Direction: Reproduce the listing exactly, with no pictures in your copy.

Given information:
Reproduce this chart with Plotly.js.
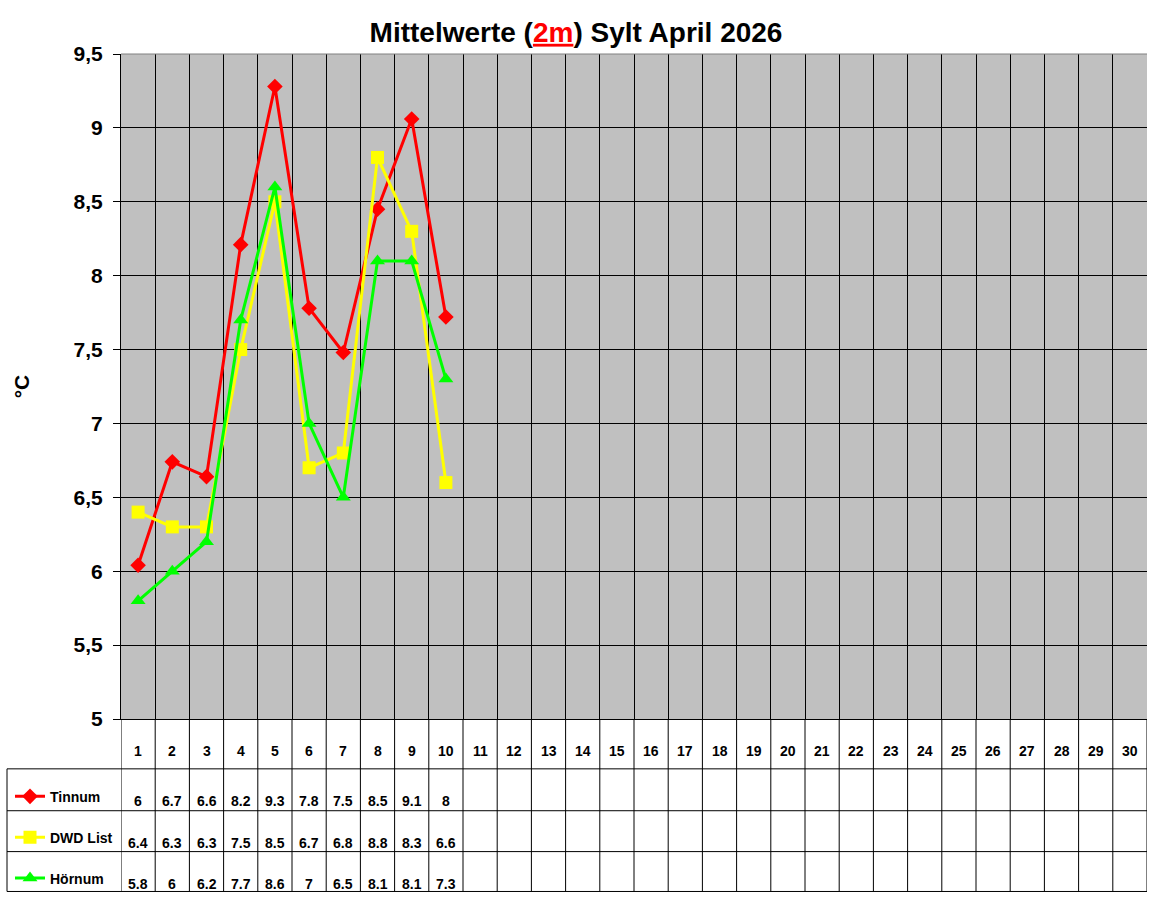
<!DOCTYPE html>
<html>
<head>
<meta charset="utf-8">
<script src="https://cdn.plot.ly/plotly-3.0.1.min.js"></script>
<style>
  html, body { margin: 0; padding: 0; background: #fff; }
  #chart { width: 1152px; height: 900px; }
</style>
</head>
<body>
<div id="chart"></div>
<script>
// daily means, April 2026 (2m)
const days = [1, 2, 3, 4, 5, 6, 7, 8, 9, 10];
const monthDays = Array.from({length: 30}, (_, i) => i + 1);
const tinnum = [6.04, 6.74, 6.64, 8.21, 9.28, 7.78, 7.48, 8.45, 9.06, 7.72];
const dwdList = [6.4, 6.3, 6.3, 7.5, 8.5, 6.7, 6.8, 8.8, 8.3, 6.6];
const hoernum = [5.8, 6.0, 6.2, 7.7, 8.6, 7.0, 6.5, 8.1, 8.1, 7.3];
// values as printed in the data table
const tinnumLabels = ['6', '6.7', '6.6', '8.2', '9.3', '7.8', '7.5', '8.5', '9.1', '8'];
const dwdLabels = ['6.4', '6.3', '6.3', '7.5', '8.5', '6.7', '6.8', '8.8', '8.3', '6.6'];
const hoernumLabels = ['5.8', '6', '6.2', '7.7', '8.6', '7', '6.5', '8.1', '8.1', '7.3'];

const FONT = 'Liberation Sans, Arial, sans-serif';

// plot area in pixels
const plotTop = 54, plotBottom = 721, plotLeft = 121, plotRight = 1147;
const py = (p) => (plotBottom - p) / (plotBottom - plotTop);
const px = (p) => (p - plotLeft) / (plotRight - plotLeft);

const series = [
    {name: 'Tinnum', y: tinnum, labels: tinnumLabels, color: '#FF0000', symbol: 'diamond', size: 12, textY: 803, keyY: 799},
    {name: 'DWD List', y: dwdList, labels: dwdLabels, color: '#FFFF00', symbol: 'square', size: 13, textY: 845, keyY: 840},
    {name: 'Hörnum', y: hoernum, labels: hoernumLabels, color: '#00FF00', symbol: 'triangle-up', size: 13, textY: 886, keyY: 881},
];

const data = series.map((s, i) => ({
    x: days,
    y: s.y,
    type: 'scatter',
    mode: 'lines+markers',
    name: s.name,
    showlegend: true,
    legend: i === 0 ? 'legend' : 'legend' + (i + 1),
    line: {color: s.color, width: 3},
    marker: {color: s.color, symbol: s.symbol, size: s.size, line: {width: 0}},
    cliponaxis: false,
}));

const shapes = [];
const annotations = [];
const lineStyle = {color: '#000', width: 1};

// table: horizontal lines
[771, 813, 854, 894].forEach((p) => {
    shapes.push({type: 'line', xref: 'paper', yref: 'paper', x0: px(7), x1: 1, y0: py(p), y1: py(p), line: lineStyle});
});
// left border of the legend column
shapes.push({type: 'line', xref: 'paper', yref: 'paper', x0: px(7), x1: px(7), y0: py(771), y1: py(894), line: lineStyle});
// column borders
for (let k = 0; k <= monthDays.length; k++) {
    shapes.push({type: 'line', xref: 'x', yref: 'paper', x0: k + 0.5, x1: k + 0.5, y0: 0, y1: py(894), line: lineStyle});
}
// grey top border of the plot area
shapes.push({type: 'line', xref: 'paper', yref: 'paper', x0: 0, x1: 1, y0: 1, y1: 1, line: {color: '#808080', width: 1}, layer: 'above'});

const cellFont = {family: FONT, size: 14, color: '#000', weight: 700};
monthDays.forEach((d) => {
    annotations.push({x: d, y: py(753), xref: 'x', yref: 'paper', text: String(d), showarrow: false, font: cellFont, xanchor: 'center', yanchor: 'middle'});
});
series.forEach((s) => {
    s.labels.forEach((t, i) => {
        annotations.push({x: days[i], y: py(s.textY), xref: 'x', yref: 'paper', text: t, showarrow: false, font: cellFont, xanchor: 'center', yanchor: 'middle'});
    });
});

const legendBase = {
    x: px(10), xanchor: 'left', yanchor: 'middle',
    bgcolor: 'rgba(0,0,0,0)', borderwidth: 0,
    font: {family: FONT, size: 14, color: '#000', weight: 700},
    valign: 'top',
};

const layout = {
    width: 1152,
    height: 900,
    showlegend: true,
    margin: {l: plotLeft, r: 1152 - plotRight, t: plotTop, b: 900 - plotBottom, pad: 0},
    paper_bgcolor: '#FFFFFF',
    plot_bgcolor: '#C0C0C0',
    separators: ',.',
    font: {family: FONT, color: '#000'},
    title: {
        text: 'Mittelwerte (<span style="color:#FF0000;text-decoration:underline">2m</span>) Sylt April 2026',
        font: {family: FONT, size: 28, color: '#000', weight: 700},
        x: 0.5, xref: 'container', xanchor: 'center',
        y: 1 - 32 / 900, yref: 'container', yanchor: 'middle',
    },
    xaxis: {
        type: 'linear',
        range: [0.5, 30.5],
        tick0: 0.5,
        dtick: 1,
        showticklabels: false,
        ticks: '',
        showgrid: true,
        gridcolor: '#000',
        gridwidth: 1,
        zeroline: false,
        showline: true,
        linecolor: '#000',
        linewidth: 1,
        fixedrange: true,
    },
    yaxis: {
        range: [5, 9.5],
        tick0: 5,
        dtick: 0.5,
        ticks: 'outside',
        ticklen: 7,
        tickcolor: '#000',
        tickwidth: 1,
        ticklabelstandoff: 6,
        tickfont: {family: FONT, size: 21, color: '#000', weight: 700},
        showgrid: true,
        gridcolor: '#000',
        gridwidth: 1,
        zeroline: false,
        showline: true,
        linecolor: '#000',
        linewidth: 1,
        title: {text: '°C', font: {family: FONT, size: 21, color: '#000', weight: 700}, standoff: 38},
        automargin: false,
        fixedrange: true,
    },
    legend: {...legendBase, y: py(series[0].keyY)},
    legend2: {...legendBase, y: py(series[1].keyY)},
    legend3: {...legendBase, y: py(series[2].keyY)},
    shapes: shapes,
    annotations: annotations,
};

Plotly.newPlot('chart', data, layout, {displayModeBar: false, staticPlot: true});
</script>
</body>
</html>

Reply:
Reproduce this chart with Plotly.js.
<!DOCTYPE html>
<html>
<head>
<meta charset="utf-8">
<script src="https://cdn.plot.ly/plotly-3.0.1.min.js"></script>
<style>
  html, body { margin: 0; padding: 0; background: #fff; }
  #chart { width: 1152px; height: 900px; }
</style>
</head>
<body>
<div id="chart"></div>
<script>
// daily means, April 2026 (2m)
const days = [1, 2, 3, 4, 5, 6, 7, 8, 9, 10];
const monthDays = Array.from({length: 30}, (_, i) => i + 1);
const tinnum = [6.04, 6.74, 6.64, 8.21, 9.28, 7.78, 7.48, 8.45, 9.06, 7.72];
const dwdList = [6.4, 6.3, 6.3, 7.5, 8.5, 6.7, 6.8, 8.8, 8.3, 6.6];
const hoernum = [5.8, 6.0, 6.2, 7.7, 8.6, 7.0, 6.5, 8.1, 8.1, 7.3];
// values as printed in the data table
const tinnumLabels = ['6', '6.7', '6.6', '8.2', '9.3', '7.8', '7.5', '8.5', '9.1', '8'];
const dwdLabels = ['6.4', '6.3', '6.3', '7.5', '8.5', '6.7', '6.8', '8.8', '8.3', '6.6'];
const hoernumLabels = ['5.8', '6', '6.2', '7.7', '8.6', '7', '6.5', '8.1', '8.1', '7.3'];

const FONT = 'Liberation Sans, Arial, sans-serif';

// plot area in pixels
const plotTop = 54, plotBottom = 721, plotLeft = 121, plotRight = 1147;
const py = (p) => (plotBottom - p) / (plotBottom - plotTop);
const px = (p) => (p - plotLeft) / (plotRight - plotLeft);

const series = [
    {name: 'Tinnum', y: tinnum, labels: tinnumLabels, color: '#FF0000', symbol: 'diamond', size: 12, textY: 803, keyY: 799},
    {name: 'DWD List', y: dwdList, labels: dwdLabels, color: '#FFFF00', symbol: 'square', size: 13, textY: 845, keyY: 840},
    {name: 'Hörnum', y: hoernum, labels: hoernumLabels, color: '#00FF00', symbol: 'triangle-up', size: 13, textY: 886, keyY: 881},
];

const data = series.map((s, i) => ({
    x: days,
    y: s.y,
    type: 'scatter',
    mode: 'lines+markers',
    name: s.name,
    showlegend: true,
    legend: i === 0 ? 'legend' : 'legend' + (i + 1),
    line: {color: s.color, width: 3},
    marker: {color: s.color, symbol: s.symbol, size: s.size, line: {width: 0}},
    cliponaxis: false,
}));

const shapes = [];
const annotations = [];
const lineStyle = {color: '#000', width: 1};

// table: horizontal lines
[771, 813, 854, 894].forEach((p) => {
    shapes.push({type: 'line', xref: 'paper', yref: 'paper', x0: px(7), x1: 1, y0: py(p), y1: py(p), line: lineStyle});
});
// left border of the legend column
shapes.push({type: 'line', xref: 'paper', yref: 'paper', x0: px(7), x1: px(7), y0: py(771), y1: py(894), line: lineStyle});
// column borders
for (let k = 0; k <= monthDays.length; k++) {
    shapes.push({type: 'line', xref: 'x', yref: 'paper', x0: k + 0.5, x1: k + 0.5, y0: 0, y1: py(894), line: lineStyle});
}
// grey top border of the plot area
shapes.push({type: 'line', xref: 'paper', yref: 'paper', x0: 0, x1: 1, y0: 1, y1: 1, line: {color: '#808080', width: 1}, layer: 'above'});

const cellFont = {family: FONT, size: 14, color: '#000', weight: 700};
monthDays.forEach((d) => {
    annotations.push({x: d, y: py(753), xref: 'x', yref: 'paper', text: String(d), showarrow: false, font: cellFont, xanchor: 'center', yanchor: 'middle'});
});
series.forEach((s) => {
    s.labels.forEach((t, i) => {
        annotations.push({x: days[i], y: py(s.textY), xref: 'x', yref: 'paper', text: t, showarrow: false, font: cellFont, xanchor: 'center', yanchor: 'middle'});
    });
});

const legendBase = {
    x: px(10), xanchor: 'left', yanchor: 'middle',
    bgcolor: 'rgba(0,0,0,0)', borderwidth: 0,
    font: {family: FONT, size: 14, color: '#000', weight: 700},
    valign: 'top',
};

const layout = {
    width: 1152,
    height: 900,
    showlegend: true,
    margin: {l: plotLeft, r: 1152 - plotRight, t: plotTop, b: 900 - plotBottom, pad: 0},
    paper_bgcolor: '#FFFFFF',
    plot_bgcolor: '#C0C0C0',
    separators: ',.',
    font: {family: FONT, color: '#000'},
    title: {
        text: 'Mittelwerte (<span style="color:#FF0000;text-decoration:underline">2m</span>) Sylt April 2026',
        font: {family: FONT, size: 28, color: '#000', weight: 700},
        x: 0.5, xref: 'container', xanchor: 'center',
        y: 1 - 32 / 900, yref: 'container', yanchor: 'middle',
    },
    xaxis: {
        type: 'linear',
        range: [0.5, 30.5],
        tick0: 0.5,
        dtick: 1,
        showticklabels: false,
        ticks: '',
        showgrid: true,
        gridcolor: '#000',
        gridwidth: 1,
        zeroline: false,
        showline: true,
        linecolor: '#000',
        linewidth: 1,
        fixedrange: true,
    },
    yaxis: {
        range: [5, 9.5],
        tick0: 5,
        dtick: 0.5,
        ticks: 'outside',
        ticklen: 7,
        tickcolor: '#000',
        tickwidth: 1,
        ticklabelstandoff: 6,
        tickfont: {family: FONT, size: 21, color: '#000', weight: 700},
        showgrid: true,
        gridcolor: '#000',
        gridwidth: 1,
        zeroline: false,
        showline: true,
        linecolor: '#000',
        linewidth: 1,
        title: {text: '°C', font: {family: FONT, size: 21, color: '#000', weight: 700}, standoff: 38},
        automargin: false,
        fixedrange: true,
    },
    legend: {...legendBase, y: py(series[0].keyY)},
    legend2: {...legendBase, y: py(series[1].keyY)},
    legend3: {...legendBase, y: py(series[2].keyY)},
    shapes: shapes,
    annotations: annotations,
};

Plotly.newPlot('chart', data, layout, {displayModeBar: false, staticPlot: true});
</script>
</body>
</html>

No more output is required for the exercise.